Find the lines that contain the word "matplotlib" and copy each one.

** begin Task inputs **

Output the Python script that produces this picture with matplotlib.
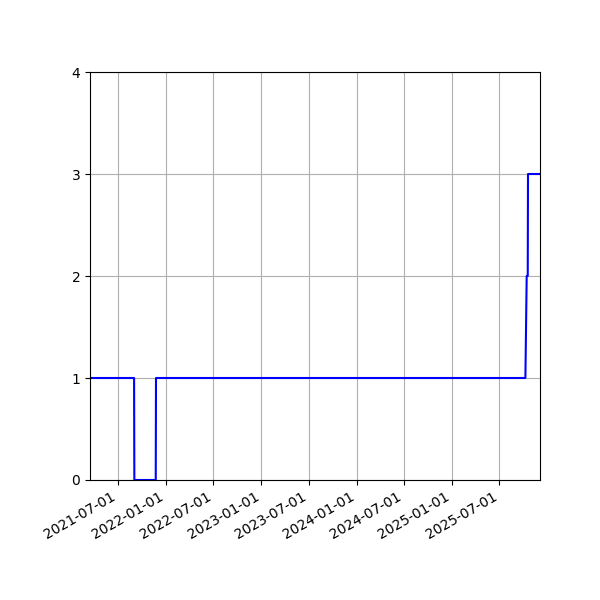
import matplotlib
matplotlib.use('Agg')
import matplotlib.pyplot as plt
import matplotlib.dates as mdates
import pandas as pd

# date / value pairs
dates = ['2021-03-15', '2021-08-31', '2021-09-01', '2021-11-22', '2021-11-23',
         '2025-10-09', '2025-10-14', '2025-10-18', '2025-10-19', '2025-12-04']
values = [1, 1, 0, 0, 1, 1, 2, 2, 3, 3]

x = pd.to_datetime(dates)

fig, ax = plt.subplots(figsize=(6, 6), dpi=100)
ax.plot(x, values, color='blue')
ax.set_xlim(x[0], x[-1])
ax.set_ylim(0, 4)
ax.set_yticks([0, 1, 2, 3, 4])
ax.xaxis.set_major_locator(mdates.MonthLocator(bymonth=[1, 7]))
ax.xaxis.set_major_formatter(mdates.DateFormatter('%Y-%m-%d'))
ax.grid(True)
fig.autofmt_xdate()
fig.subplots_adjust(left=0.15, right=0.9, top=0.88, bottom=0.2)
fig.savefig('out.png')
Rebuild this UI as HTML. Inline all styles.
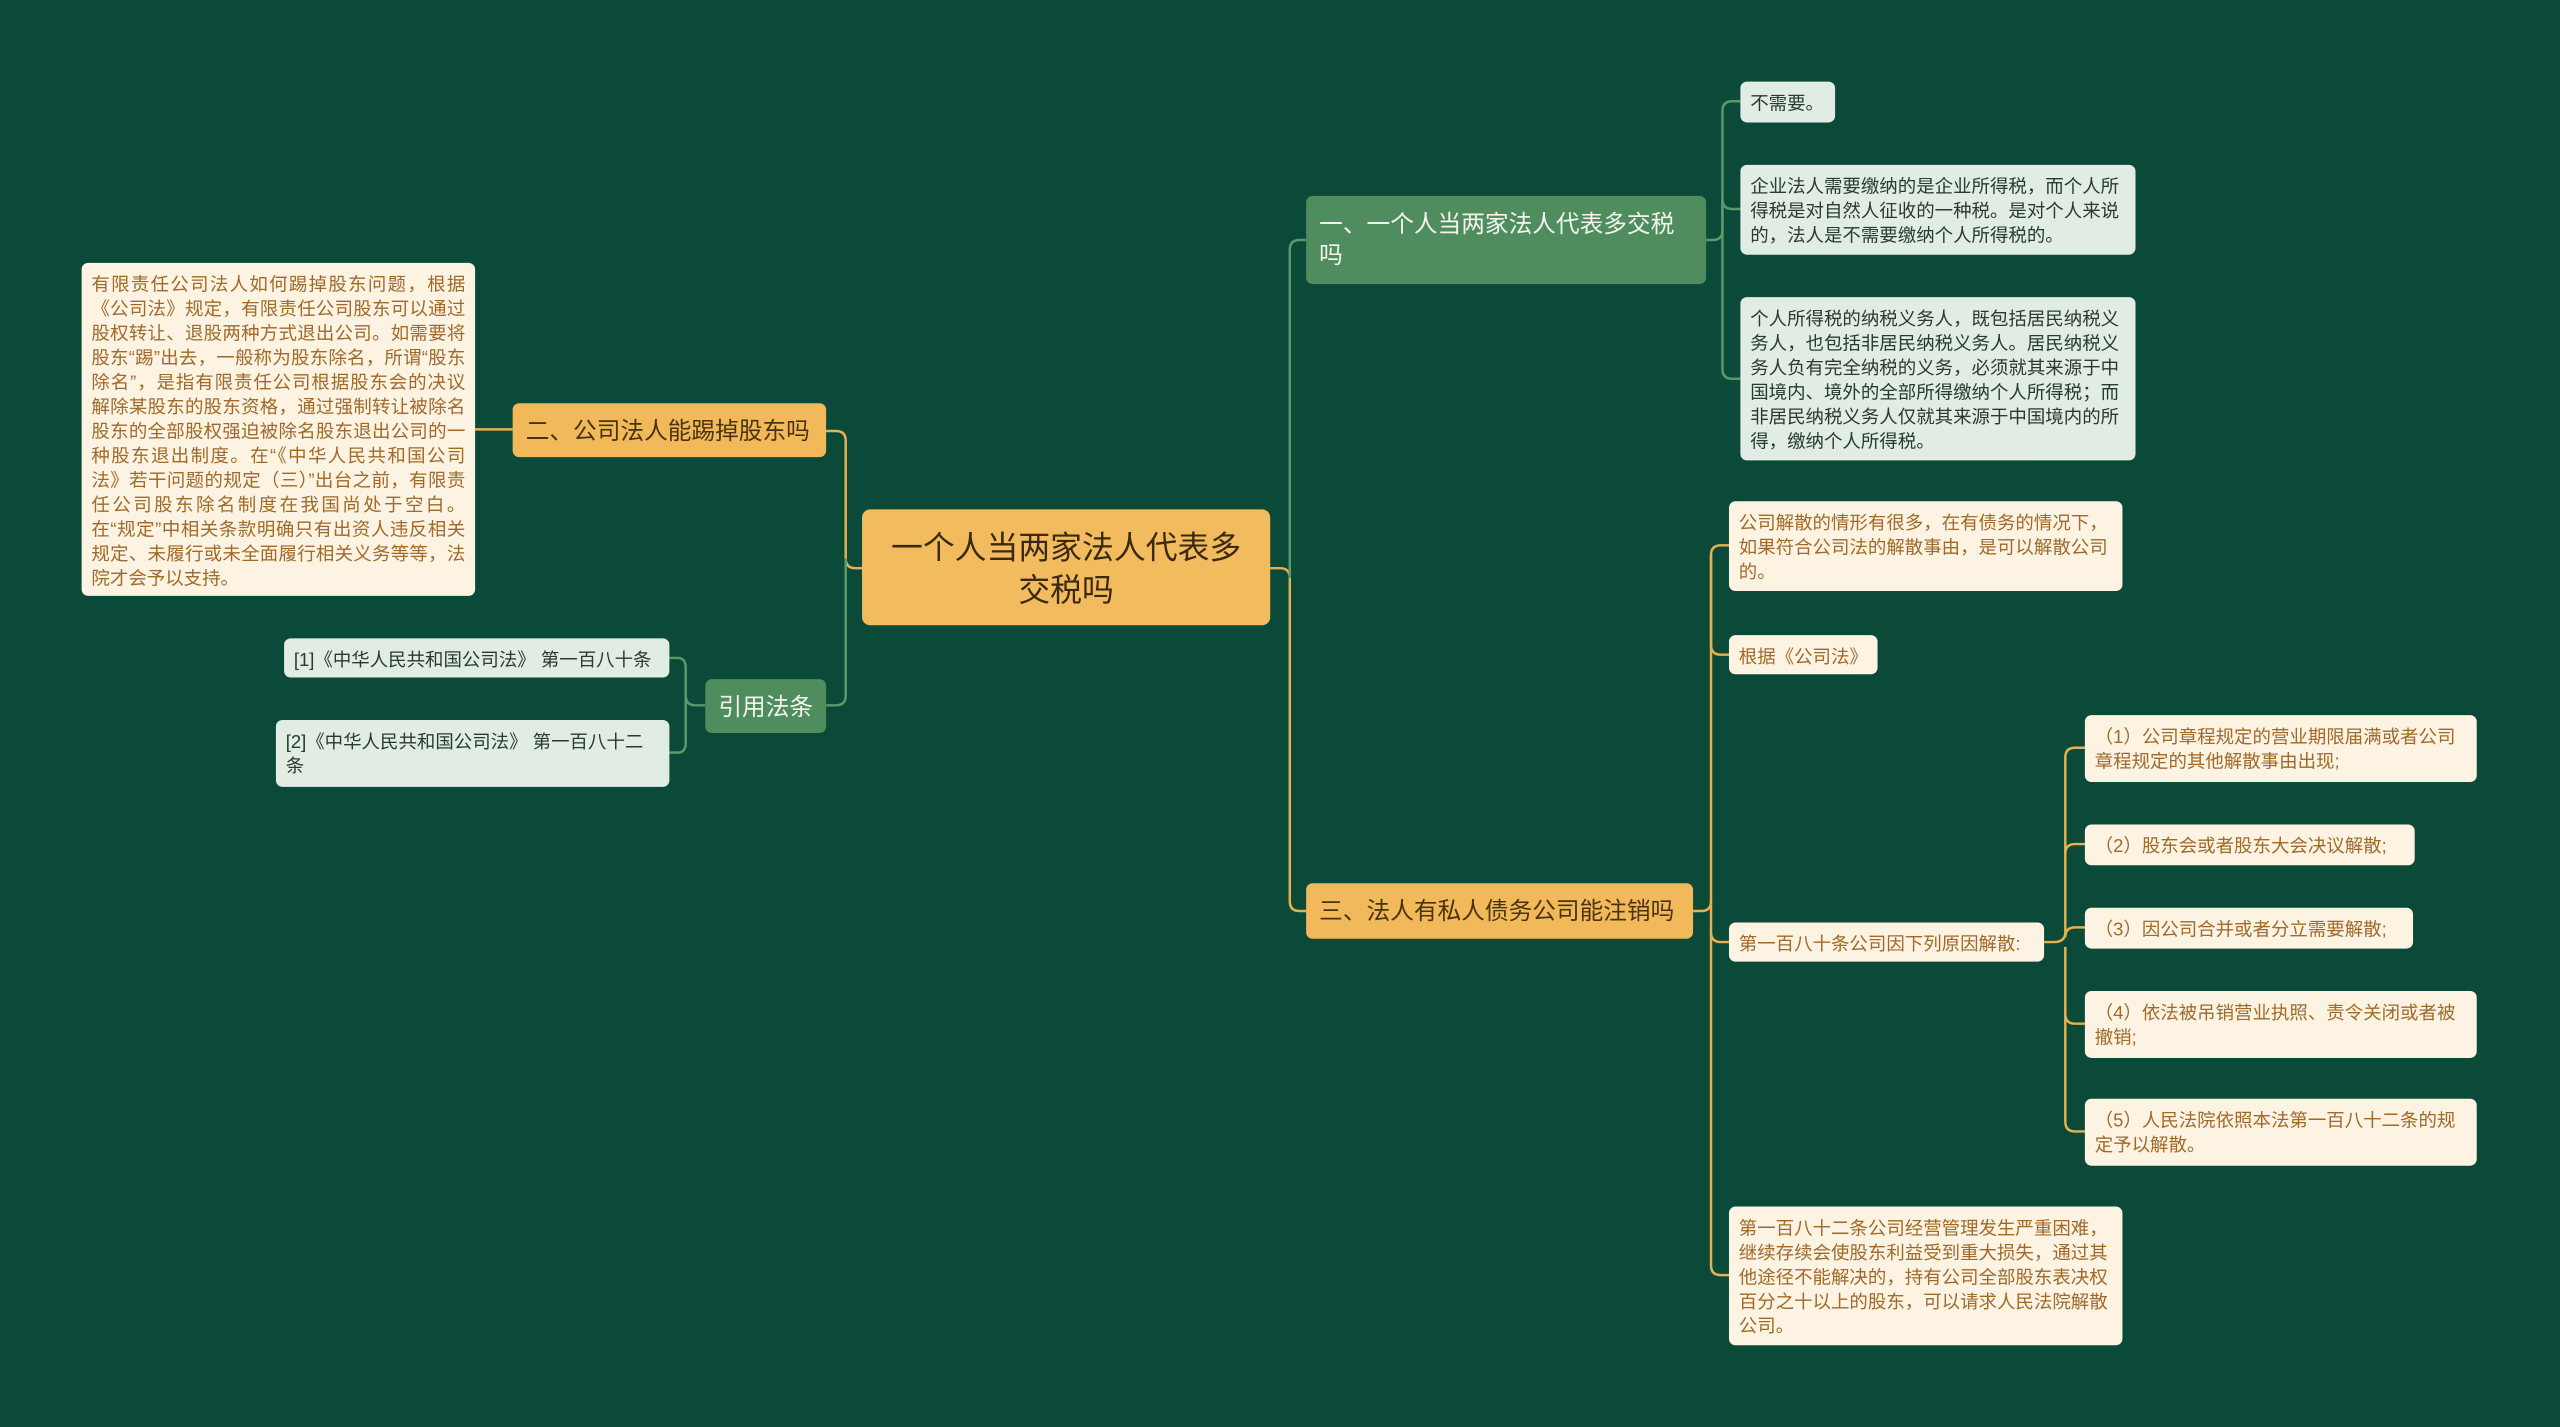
<!DOCTYPE html>
<html><head><meta charset="utf-8"><style>
html,body{margin:0;padding:0;background:#0b4a38;width:2560px;height:1427px;overflow:hidden}
#w{position:absolute;left:0;top:0;width:1568px;height:874px;transform:scale(1.63265);transform-origin:0 0;font-family:"Liberation Sans","Noto Sans CJK SC",sans-serif}
.n{position:absolute;box-sizing:border-box;border-radius:4px}
.c{background:#f2bb5e;color:#3a2a10;font-size:19.5px;line-height:26px;text-align:center;display:flex;align-items:center;justify-content:center;padding:2px 12px 0;border-radius:5px}
.bg{background:#4f8d5e;color:#f4f4ee;font-size:14.5px;line-height:19px;padding:9px 8px 5px}
.bo{background:#f1b95a;color:#4a3310;font-size:14.5px;line-height:19px;padding:9px 8px 5px}
.lg{background:#e1ece5;color:#2a3a30;font-size:11.3px;line-height:15px;padding:7px 6px 3px}
.lo{background:#fdf3e2;color:#a06a2a;font-size:11.3px;line-height:15px;padding:7px 6px 3px}
svg{position:absolute;left:0;top:0}
</style></head><body><div id="w">
<svg width="1568" height="874" fill="none" stroke-width="1.5">
<g stroke="#e8b04f">
<path d="M778 348 H784 Q790 348 790 354 V552 Q790 558 796 558 H800"/>
<path d="M528 348 H524 Q518 348 518 342 V270 Q518 264 512 264 H506"/>
<path d="M314 263 H291"/>
<path d="M1037 558 H1042 Q1048 558 1048 552 V340 Q1048 334 1054 334 H1059"/>
<path d="M1048 340 V395 Q1048 401 1054 401 H1059"/>
<path d="M1048 552 V571 Q1048 577 1054 577 H1059"/>
<path d="M1048 571 V775 Q1048 781 1054 781 H1059"/>
<path d="M1252 577 H1258 Q1265 577 1265 571 V464 Q1265 458 1271 458 H1277"/>
<path d="M1265 523 Q1265 517 1271 517 H1277"/>
<path d="M1265 574 Q1265 568 1271 568 H1277"/>
<path d="M1265 580 V621 Q1265 627 1271 627 H1277"/>
<path d="M1265 621 V687 Q1265 693 1271 693 H1277"/>
</g>
<g stroke="#5a9a6a">
<path d="M790 354 V153 Q790 147 796 147 H800"/>
<path d="M518 342 V426 Q518 432 512 432 H506"/>
<path d="M1045 147 H1049 Q1055 147 1055 141 V68 Q1055 62 1061 62 H1066"/>
<path d="M1055 141 V122 Q1055 128 1061 128 H1066"/>
<path d="M1055 141 V226 Q1055 232 1061 232 H1066"/>
<path d="M432 432 H426 Q420 432 420 426 V409 Q420 403 415 403 H410"/>
<path d="M420 426 V455 Q420 461 415 461 H410"/>
</g>
</svg>
<div class="n c" style="left:528px;top:312px;width:250px;height:71px">一个人当两家法人代表多交税吗</div>
<div class="n bg" style="left:800px;top:120px;width:245px;height:54px">一、一个人当两家法人代表多交税吗</div>
<div class="n bo" style="left:800px;top:541px;width:237px;height:34px;white-space:nowrap">三、法人有私人债务公司能注销吗</div>
<div class="n bo" style="left:314px;top:247px;width:192px;height:33px;white-space:nowrap">二、公司法人能踢掉股东吗</div>
<div class="n bg" style="left:432px;top:416px;width:74px;height:33px;white-space:nowrap">引用法条</div>
<div class="n lo" style="left:50px;top:161px;width:241px;height:204px;text-align:justify">有限责任公司法人如何踢掉股东问题，根据《公司法》规定，有限责任公司股东可以通过股权转让、退股两种方式退出公司。如需要将股东“踢”出去，一般称为股东除名，所谓“股东除名”，是指有限责任公司根据股东会的决议解除某股东的股东资格，通过强制转让被除名股东的全部股权强迫被除名股东退出公司的一种股东退出制度。在“《中华人民共和国公司法》若干问题的规定（三）”出台之前，有限责任公司股东除名制度在我国尚处于空白。在“规定”中相关条款明确只有出资人违反相关规定、未履行或未全面履行相关义务等等，法院才会予以支持。</div>
<div class="n lg" style="left:174px;top:391px;width:236px;height:24px;white-space:nowrap">[1]《中华人民共和国公司法》 第一百八十条</div>
<div class="n lg" style="left:169px;top:441px;width:241px;height:41px">[2]《中华人民共和国公司法》 第一百八十二条</div>
<div class="n lg" style="left:1066px;top:50px;width:58px;height:25px">不需要。</div>
<div class="n lg" style="left:1066px;top:101px;width:242px;height:55px">企业法人需要缴纳的是企业所得税，而个人所得税是对自然人征收的一种税。是对个人来说的，法人是不需要缴纳个人所得税的。</div>
<div class="n lg" style="left:1066px;top:182px;width:242px;height:100px">个人所得税的纳税义务人，既包括居民纳税义务人，也包括非居民纳税义务人。居民纳税义务人负有完全纳税的义务，必须就其来源于中国境内、境外的全部所得缴纳个人所得税；而非居民纳税义务人仅就其来源于中国境内的所得，缴纳个人所得税。</div>
<div class="n lo" style="left:1059px;top:307px;width:241px;height:55px">公司解散的情形有很多，在有债务的情况下，如果符合公司法的解散事由，是可以解散公司的。</div>
<div class="n lo" style="left:1059px;top:389px;width:91px;height:24px;white-space:nowrap">根据《公司法》</div>
<div class="n lo" style="left:1059px;top:565px;width:193px;height:24px;white-space:nowrap">第一百八十条公司因下列原因解散:</div>
<div class="n lo" style="left:1059px;top:739px;width:241px;height:85px">第一百八十二条公司经营管理发生严重困难，继续存续会使股东利益受到重大损失，通过其他途径不能解决的，持有公司全部股东表决权百分之十以上的股东，可以请求人民法院解散公司。</div>
<div class="n lo" style="left:1277px;top:438px;width:240px;height:41px">（1）公司章程规定的营业期限届满或者公司章程规定的其他解散事由出现;</div>
<div class="n lo" style="left:1277px;top:505px;width:202px;height:25px;white-space:nowrap">（2）股东会或者股东大会决议解散;</div>
<div class="n lo" style="left:1277px;top:556px;width:201px;height:25px;white-space:nowrap">（3）因公司合并或者分立需要解散;</div>
<div class="n lo" style="left:1277px;top:607px;width:240px;height:41px">（4）依法被吊销营业执照、责令关闭或者被撤销;</div>
<div class="n lo" style="left:1277px;top:673px;width:240px;height:41px">（5）人民法院依照本法第一百八十二条的规定予以解散。</div>
</div></body></html>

** end Task inputs **

▸ Worked solution
Output the Python script that produces this picture with matplotlib.
import matplotlib
matplotlib.use('Agg')
import matplotlib.pyplot as plt
import matplotlib.dates as mdates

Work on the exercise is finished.